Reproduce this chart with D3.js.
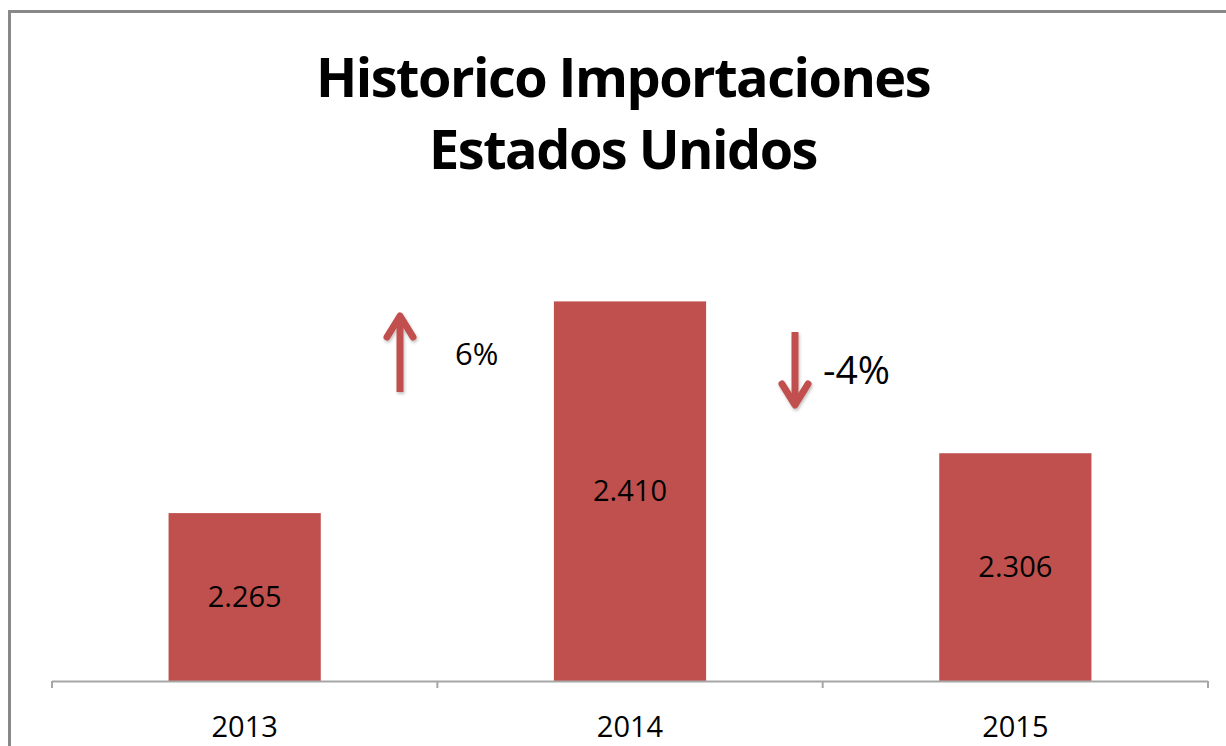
<!DOCTYPE html>
<html>
<head>
<meta charset="utf-8">
<script src="https://d3js.org/d3.v7.min.js"></script>
<style>
  body { margin: 0; background: #fff; }
  text { font-family: "Open Sans", sans-serif; fill: #000; }
</style>
</head>
<body>
<svg id="chart" width="1226" height="746"></svg>
<script>
// data
const years = ["2013", "2014", "2015"];
const values = [2265, 2410, 2306];
const valueLabels = ["2.265", "2.410", "2.306"];
const changeLabels = ["6%", "-4%"];
const changeDir = ["up", "down"];
const titleLines = ["Historico Importaciones", "Estados Unidos"];

const svg = d3.select("#chart");
const red = "#c0504d";

// outer frame (only top and left edges are visible in the crop)
svg.append("path")
    .attr("d", "M9.5,760 V11.5 H1240")
    .attr("fill", "none")
    .attr("stroke", "#888")
    .attr("stroke-width", 3);

// scales
const x = d3.scaleBand().domain(years).range([52, 1208])
    .paddingInner(0.605).paddingOuter(0.3025);
const y = d3.scaleLinear().domain([2150, 2450]).range([681, 243]);

// title
const title = svg.append("g");
titleLines.forEach((t, i) => {
    title.append("text")
        .attr("x", 623)
        .attr("y", 97 + i * 72)
        .attr("text-anchor", "middle")
        .style("font-weight", "bold")
        .style("font-size", "54px")
        .style("letter-spacing", "-1.5px")
        .text(t);
});

// bars
const data = years.map((yr, i) => ({year: yr, value: values[i], label: valueLabels[i]}));
svg.append("g").selectAll("rect")
    .data(data)
    .join("rect")
    .attr("x", d => x(d.year))
    .attr("y", d => y(d.value))
    .attr("width", x.bandwidth())
    .attr("height", d => y.range()[0] - y(d.value))
    .attr("fill", red);

svg.append("g").selectAll("text")
    .data(data)
    .join("text")
    .attr("x", d => x(d.year) + x.bandwidth() / 2)
    .attr("y", d => (y(d.value) + y.range()[0]) / 2)
    .attr("dy", "0.35em")
    .attr("text-anchor", "middle")
    .style("font-size", "29px")
    .text(d => d.label);

// axis: line with ticks at category boundaries
const axis = svg.append("g");
const x0 = x.range()[0], x1 = x.range()[1];
axis.append("line")
    .attr("x1", x0).attr("x2", x1)
    .attr("y1", 681.5).attr("y2", 681.5)
    .attr("stroke", "#a6a6a6").attr("stroke-width", 2);
d3.range(years.length + 1).forEach(i => {
    const tx = x0 + i * (x1 - x0) / years.length;
    axis.append("line")
        .attr("x1", tx).attr("x2", tx)
        .attr("y1", 681).attr("y2", 688)
        .attr("stroke", "#a6a6a6").attr("stroke-width", 2);
});
axis.selectAll("text.year")
    .data(years)
    .join("text")
    .attr("class", "year")
    .attr("x", d => x(d) + x.bandwidth() / 2)
    .attr("y", 737)
    .attr("text-anchor", "middle")
    .style("font-size", "29px")
    .text(d => d);

// change arrows
const defs = svg.append("defs");
const f = defs.append("filter").attr("id", "shadow").attr("x", "-50%").attr("y", "-50%")
    .attr("width", "200%").attr("height", "200%");
f.append("feDropShadow").attr("dx", 1).attr("dy", 2).attr("stdDeviation", 1.5)
    .attr("flood-color", "#000").attr("flood-opacity", 0.25);

const arrowX = [400, 795];
const arrowTop = [313, 332];
const arrowBot = [392, 408];
const labelX = [455, 823];
const labelY = [365, 384];
const labelSize = [31, 39];

changeDir.forEach((dir, i) => {
    const ax = arrowX[i];
    const tipY = dir === "up" ? arrowTop[i] : arrowBot[i];
    const tailY = dir === "up" ? arrowBot[i] : arrowTop[i];
    const s = dir === "up" ? 1 : -1;
    const g = svg.append("g").attr("filter", "url(#shadow)")
        .attr("stroke", red).attr("stroke-width", 7)
        .attr("stroke-linecap", "round").attr("stroke-linejoin", "round")
        .attr("fill", "none");
    g.append("path").attr("d", `M${ax},${tailY} V${tipY + s * 3}`).attr("stroke-linecap", "butt");
    g.append("path").attr("d", `M${ax - 13},${tipY + s * 24} L${ax},${tipY + s * 3} L${ax + 13},${tipY + s * 24}`);

    svg.append("text")
        .attr("x", labelX[i])
        .attr("y", labelY[i])
        .style("font-size", labelSize[i] + "px")
        .text(changeLabels[i]);
});
</script>
</body>
</html>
::::::
REQUIRED TASK - Pictures are excluded; copy all other data exactly as shown.

OUTPUT FOR THIS TASK -
Reproduce this chart with D3.js.
<!DOCTYPE html>
<html>
<head>
<meta charset="utf-8">
<script src="https://d3js.org/d3.v7.min.js"></script>
<style>
  body { margin: 0; background: #fff; }
  text { font-family: "Open Sans", sans-serif; fill: #000; }
</style>
</head>
<body>
<svg id="chart" width="1226" height="746"></svg>
<script>
// data
const years = ["2013", "2014", "2015"];
const values = [2265, 2410, 2306];
const valueLabels = ["2.265", "2.410", "2.306"];
const changeLabels = ["6%", "-4%"];
const changeDir = ["up", "down"];
const titleLines = ["Historico Importaciones", "Estados Unidos"];

const svg = d3.select("#chart");
const red = "#c0504d";

// outer frame (only top and left edges are visible in the crop)
svg.append("path")
    .attr("d", "M9.5,760 V11.5 H1240")
    .attr("fill", "none")
    .attr("stroke", "#888")
    .attr("stroke-width", 3);

// scales
const x = d3.scaleBand().domain(years).range([52, 1208])
    .paddingInner(0.605).paddingOuter(0.3025);
const y = d3.scaleLinear().domain([2150, 2450]).range([681, 243]);

// title
const title = svg.append("g");
titleLines.forEach((t, i) => {
    title.append("text")
        .attr("x", 623)
        .attr("y", 97 + i * 72)
        .attr("text-anchor", "middle")
        .style("font-weight", "bold")
        .style("font-size", "54px")
        .style("letter-spacing", "-1.5px")
        .text(t);
});

// bars
const data = years.map((yr, i) => ({year: yr, value: values[i], label: valueLabels[i]}));
svg.append("g").selectAll("rect")
    .data(data)
    .join("rect")
    .attr("x", d => x(d.year))
    .attr("y", d => y(d.value))
    .attr("width", x.bandwidth())
    .attr("height", d => y.range()[0] - y(d.value))
    .attr("fill", red);

svg.append("g").selectAll("text")
    .data(data)
    .join("text")
    .attr("x", d => x(d.year) + x.bandwidth() / 2)
    .attr("y", d => (y(d.value) + y.range()[0]) / 2)
    .attr("dy", "0.35em")
    .attr("text-anchor", "middle")
    .style("font-size", "29px")
    .text(d => d.label);

// axis: line with ticks at category boundaries
const axis = svg.append("g");
const x0 = x.range()[0], x1 = x.range()[1];
axis.append("line")
    .attr("x1", x0).attr("x2", x1)
    .attr("y1", 681.5).attr("y2", 681.5)
    .attr("stroke", "#a6a6a6").attr("stroke-width", 2);
d3.range(years.length + 1).forEach(i => {
    const tx = x0 + i * (x1 - x0) / years.length;
    axis.append("line")
        .attr("x1", tx).attr("x2", tx)
        .attr("y1", 681).attr("y2", 688)
        .attr("stroke", "#a6a6a6").attr("stroke-width", 2);
});
axis.selectAll("text.year")
    .data(years)
    .join("text")
    .attr("class", "year")
    .attr("x", d => x(d) + x.bandwidth() / 2)
    .attr("y", 737)
    .attr("text-anchor", "middle")
    .style("font-size", "29px")
    .text(d => d);

// change arrows
const defs = svg.append("defs");
const f = defs.append("filter").attr("id", "shadow").attr("x", "-50%").attr("y", "-50%")
    .attr("width", "200%").attr("height", "200%");
f.append("feDropShadow").attr("dx", 1).attr("dy", 2).attr("stdDeviation", 1.5)
    .attr("flood-color", "#000").attr("flood-opacity", 0.25);

const arrowX = [400, 795];
const arrowTop = [313, 332];
const arrowBot = [392, 408];
const labelX = [455, 823];
const labelY = [365, 384];
const labelSize = [31, 39];

changeDir.forEach((dir, i) => {
    const ax = arrowX[i];
    const tipY = dir === "up" ? arrowTop[i] : arrowBot[i];
    const tailY = dir === "up" ? arrowBot[i] : arrowTop[i];
    const s = dir === "up" ? 1 : -1;
    const g = svg.append("g").attr("filter", "url(#shadow)")
        .attr("stroke", red).attr("stroke-width", 7)
        .attr("stroke-linecap", "round").attr("stroke-linejoin", "round")
        .attr("fill", "none");
    g.append("path").attr("d", `M${ax},${tailY} V${tipY + s * 3}`).attr("stroke-linecap", "butt");
    g.append("path").attr("d", `M${ax - 13},${tipY + s * 24} L${ax},${tipY + s * 3} L${ax + 13},${tipY + s * 24}`);

    svg.append("text")
        .attr("x", labelX[i])
        .attr("y", labelY[i])
        .style("font-size", labelSize[i] + "px")
        .text(changeLabels[i]);
});
</script>
</body>
</html>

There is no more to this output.